THE INPUT ->
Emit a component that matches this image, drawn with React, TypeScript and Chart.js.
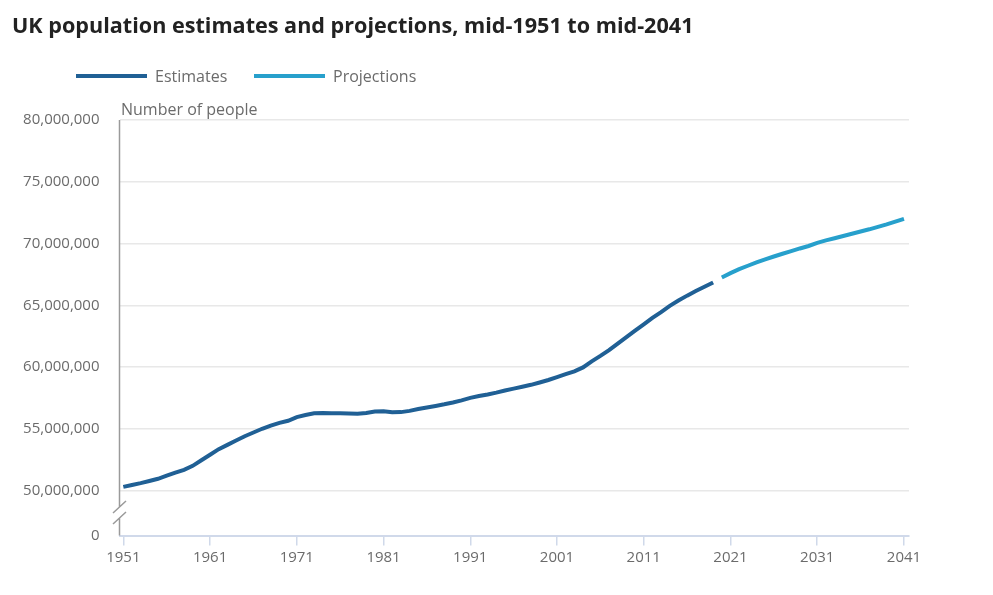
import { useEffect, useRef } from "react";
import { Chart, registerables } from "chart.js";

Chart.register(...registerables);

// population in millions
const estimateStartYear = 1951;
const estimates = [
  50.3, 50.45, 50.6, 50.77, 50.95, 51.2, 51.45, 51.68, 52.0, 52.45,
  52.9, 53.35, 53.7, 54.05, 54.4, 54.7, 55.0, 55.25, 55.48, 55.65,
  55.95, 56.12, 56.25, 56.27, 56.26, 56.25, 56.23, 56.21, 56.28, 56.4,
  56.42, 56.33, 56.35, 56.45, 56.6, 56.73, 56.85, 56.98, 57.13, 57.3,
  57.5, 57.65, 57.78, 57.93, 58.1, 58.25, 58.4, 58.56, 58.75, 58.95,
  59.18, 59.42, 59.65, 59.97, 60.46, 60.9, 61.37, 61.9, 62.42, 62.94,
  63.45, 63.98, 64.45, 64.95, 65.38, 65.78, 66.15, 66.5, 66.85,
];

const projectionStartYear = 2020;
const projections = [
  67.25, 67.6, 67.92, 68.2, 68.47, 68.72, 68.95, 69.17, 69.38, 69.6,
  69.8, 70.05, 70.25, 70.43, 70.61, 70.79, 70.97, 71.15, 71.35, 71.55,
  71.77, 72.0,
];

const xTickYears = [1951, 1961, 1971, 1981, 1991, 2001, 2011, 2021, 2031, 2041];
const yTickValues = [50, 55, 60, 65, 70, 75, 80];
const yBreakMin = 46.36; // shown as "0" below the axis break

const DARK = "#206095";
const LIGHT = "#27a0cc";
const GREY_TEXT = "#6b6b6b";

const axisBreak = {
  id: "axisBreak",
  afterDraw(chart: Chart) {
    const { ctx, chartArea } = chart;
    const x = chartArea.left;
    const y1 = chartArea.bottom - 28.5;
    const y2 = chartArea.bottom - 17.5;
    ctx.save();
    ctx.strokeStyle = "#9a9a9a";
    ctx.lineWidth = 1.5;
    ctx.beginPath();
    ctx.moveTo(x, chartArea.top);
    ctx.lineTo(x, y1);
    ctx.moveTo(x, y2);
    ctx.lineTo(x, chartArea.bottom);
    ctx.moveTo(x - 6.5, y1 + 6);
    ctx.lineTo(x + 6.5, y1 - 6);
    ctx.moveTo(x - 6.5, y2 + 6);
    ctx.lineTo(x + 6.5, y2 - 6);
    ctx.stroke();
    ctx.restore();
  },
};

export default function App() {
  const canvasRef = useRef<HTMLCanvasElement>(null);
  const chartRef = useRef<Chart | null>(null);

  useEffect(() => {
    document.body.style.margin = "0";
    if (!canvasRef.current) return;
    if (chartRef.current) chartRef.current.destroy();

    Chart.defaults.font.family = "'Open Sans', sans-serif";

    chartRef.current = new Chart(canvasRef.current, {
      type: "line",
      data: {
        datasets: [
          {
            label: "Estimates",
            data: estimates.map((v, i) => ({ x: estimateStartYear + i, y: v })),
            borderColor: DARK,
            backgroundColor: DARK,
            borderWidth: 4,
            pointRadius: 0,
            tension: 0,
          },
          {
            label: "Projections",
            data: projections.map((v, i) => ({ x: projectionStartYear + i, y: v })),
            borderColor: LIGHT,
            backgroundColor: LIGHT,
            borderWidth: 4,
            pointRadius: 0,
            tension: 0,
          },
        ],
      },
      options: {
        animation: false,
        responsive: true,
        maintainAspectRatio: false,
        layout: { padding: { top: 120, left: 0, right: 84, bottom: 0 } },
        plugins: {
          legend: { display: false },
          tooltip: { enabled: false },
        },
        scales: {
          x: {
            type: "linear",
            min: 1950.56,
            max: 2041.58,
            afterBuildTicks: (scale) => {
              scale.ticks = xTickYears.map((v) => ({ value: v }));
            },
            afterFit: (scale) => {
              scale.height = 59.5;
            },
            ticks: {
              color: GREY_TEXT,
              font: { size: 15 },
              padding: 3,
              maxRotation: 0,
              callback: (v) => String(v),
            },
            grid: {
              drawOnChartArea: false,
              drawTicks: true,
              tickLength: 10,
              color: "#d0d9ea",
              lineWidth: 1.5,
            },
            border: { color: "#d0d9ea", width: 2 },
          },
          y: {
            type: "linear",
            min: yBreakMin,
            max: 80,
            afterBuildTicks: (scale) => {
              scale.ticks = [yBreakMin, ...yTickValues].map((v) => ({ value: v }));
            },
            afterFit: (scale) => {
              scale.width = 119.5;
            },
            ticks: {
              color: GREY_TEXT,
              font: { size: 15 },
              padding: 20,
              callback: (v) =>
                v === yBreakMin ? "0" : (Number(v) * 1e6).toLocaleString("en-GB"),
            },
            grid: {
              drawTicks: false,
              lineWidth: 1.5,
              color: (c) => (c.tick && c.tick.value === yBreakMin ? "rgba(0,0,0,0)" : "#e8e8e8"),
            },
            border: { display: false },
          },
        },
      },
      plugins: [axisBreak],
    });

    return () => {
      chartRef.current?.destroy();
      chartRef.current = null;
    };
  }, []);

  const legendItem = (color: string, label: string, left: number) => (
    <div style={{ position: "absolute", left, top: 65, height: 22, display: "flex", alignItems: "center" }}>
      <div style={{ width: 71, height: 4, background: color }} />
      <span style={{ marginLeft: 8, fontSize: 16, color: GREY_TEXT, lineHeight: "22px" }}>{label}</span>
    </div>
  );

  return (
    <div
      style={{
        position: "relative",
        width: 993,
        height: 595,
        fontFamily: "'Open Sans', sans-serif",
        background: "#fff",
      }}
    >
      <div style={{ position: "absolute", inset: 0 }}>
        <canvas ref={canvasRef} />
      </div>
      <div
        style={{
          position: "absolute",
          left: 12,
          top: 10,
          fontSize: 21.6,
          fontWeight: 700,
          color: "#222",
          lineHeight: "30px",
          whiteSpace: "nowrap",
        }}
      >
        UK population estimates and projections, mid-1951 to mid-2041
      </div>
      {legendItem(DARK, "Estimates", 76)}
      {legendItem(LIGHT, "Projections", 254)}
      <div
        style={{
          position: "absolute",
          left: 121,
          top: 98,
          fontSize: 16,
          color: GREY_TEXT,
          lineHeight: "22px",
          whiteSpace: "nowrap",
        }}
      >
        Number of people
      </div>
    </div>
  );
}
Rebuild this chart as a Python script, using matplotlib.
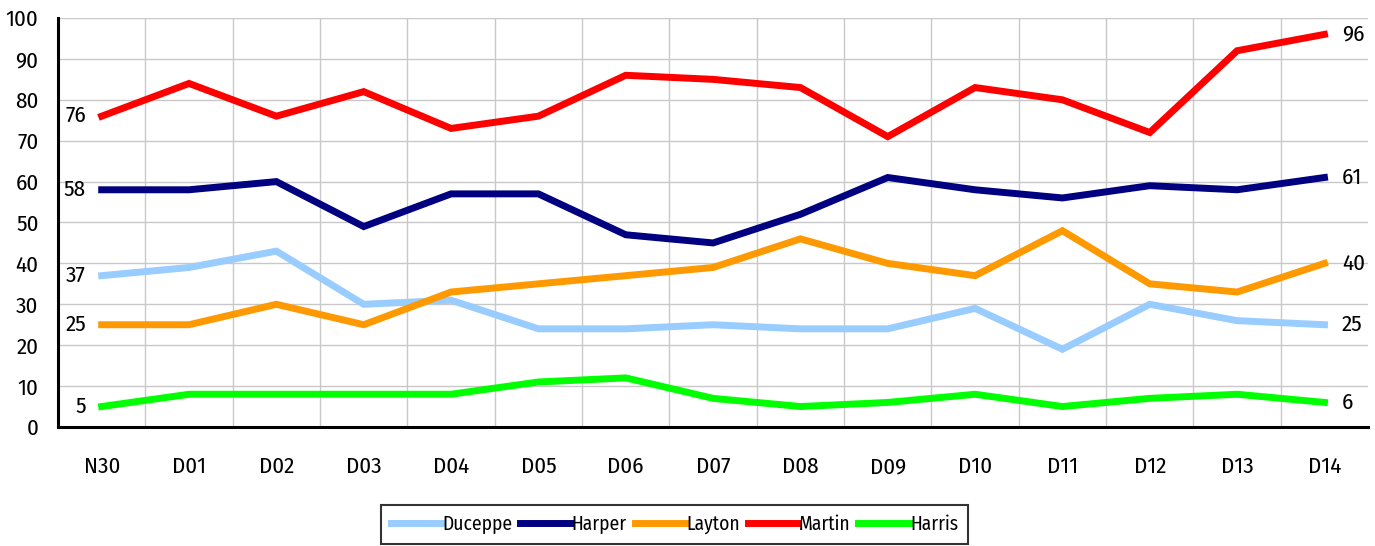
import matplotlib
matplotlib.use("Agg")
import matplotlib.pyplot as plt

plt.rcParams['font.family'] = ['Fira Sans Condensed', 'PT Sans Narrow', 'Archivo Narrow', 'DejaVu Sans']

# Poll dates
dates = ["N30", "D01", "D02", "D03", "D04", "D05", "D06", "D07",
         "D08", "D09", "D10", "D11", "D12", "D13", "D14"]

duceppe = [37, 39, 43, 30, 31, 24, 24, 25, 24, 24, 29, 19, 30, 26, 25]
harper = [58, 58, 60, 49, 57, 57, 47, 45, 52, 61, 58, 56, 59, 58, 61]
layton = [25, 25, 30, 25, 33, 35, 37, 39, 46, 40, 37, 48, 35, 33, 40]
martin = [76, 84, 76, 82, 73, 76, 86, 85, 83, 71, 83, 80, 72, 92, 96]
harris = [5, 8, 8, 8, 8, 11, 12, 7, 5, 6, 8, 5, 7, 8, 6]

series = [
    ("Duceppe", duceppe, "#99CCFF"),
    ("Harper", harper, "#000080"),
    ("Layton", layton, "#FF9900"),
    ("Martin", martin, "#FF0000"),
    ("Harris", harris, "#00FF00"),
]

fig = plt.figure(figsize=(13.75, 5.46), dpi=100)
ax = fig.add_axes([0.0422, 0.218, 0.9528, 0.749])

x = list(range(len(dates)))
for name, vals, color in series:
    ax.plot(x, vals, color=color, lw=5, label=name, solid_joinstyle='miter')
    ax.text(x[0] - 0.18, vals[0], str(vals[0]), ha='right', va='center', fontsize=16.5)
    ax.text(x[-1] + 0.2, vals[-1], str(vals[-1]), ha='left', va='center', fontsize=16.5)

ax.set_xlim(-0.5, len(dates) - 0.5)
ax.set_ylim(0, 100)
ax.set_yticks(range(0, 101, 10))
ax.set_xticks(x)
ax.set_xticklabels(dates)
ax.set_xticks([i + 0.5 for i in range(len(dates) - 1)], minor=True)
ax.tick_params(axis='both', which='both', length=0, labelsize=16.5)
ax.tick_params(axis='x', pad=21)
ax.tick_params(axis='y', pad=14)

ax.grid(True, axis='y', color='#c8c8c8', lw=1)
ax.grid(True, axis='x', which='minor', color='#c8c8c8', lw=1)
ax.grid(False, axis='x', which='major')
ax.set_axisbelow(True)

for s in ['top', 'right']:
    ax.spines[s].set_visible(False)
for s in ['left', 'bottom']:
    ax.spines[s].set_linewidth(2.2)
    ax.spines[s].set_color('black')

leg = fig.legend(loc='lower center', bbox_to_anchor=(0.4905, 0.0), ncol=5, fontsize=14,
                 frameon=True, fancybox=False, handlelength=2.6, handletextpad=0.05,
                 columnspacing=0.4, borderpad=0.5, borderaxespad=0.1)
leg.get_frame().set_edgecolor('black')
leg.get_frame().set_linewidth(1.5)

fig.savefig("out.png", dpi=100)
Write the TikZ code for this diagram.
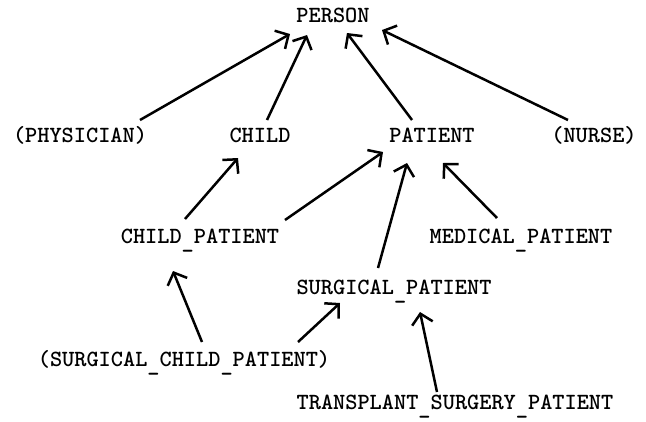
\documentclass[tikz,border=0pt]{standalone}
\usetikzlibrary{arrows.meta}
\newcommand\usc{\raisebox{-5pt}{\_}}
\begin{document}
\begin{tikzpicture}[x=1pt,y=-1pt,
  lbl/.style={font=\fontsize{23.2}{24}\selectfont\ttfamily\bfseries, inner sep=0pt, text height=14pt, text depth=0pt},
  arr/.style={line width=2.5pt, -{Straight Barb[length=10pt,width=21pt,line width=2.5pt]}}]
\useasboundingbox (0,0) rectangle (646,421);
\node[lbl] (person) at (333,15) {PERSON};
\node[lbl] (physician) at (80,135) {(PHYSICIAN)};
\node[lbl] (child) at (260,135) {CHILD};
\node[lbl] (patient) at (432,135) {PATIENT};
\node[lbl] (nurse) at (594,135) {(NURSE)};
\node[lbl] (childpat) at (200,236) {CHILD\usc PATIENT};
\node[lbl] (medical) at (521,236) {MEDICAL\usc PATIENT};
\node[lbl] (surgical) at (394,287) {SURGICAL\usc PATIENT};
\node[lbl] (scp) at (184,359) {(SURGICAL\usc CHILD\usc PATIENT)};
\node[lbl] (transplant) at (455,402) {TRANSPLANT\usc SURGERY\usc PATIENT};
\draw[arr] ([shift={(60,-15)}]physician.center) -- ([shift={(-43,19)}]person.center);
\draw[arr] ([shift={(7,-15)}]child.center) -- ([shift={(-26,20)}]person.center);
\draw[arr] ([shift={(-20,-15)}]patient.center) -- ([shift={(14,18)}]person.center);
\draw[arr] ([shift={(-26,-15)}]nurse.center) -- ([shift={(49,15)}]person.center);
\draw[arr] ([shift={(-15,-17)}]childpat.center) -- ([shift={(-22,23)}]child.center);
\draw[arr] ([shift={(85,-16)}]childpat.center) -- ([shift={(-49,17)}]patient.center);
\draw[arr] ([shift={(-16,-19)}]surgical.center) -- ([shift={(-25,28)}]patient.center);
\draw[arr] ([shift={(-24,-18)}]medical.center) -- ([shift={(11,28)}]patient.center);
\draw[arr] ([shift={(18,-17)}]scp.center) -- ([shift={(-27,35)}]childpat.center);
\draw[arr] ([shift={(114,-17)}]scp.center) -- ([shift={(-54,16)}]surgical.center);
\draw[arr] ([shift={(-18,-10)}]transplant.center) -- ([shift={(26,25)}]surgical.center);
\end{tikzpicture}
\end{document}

WHAT YOU ARE ASKED TO DO ->
The lines from the top of the data above through the one holding "Chart.register(...registerables);" are to be repeated exactly, and only those, with no pictures.

SOLUTION FOR THIS EXERCISE ->
Emit a component that matches this image, drawn with React, TypeScript and Chart.js.
import { useEffect, useRef } from "react";
import { Chart, registerables } from "chart.js";

Chart.register(...registerables);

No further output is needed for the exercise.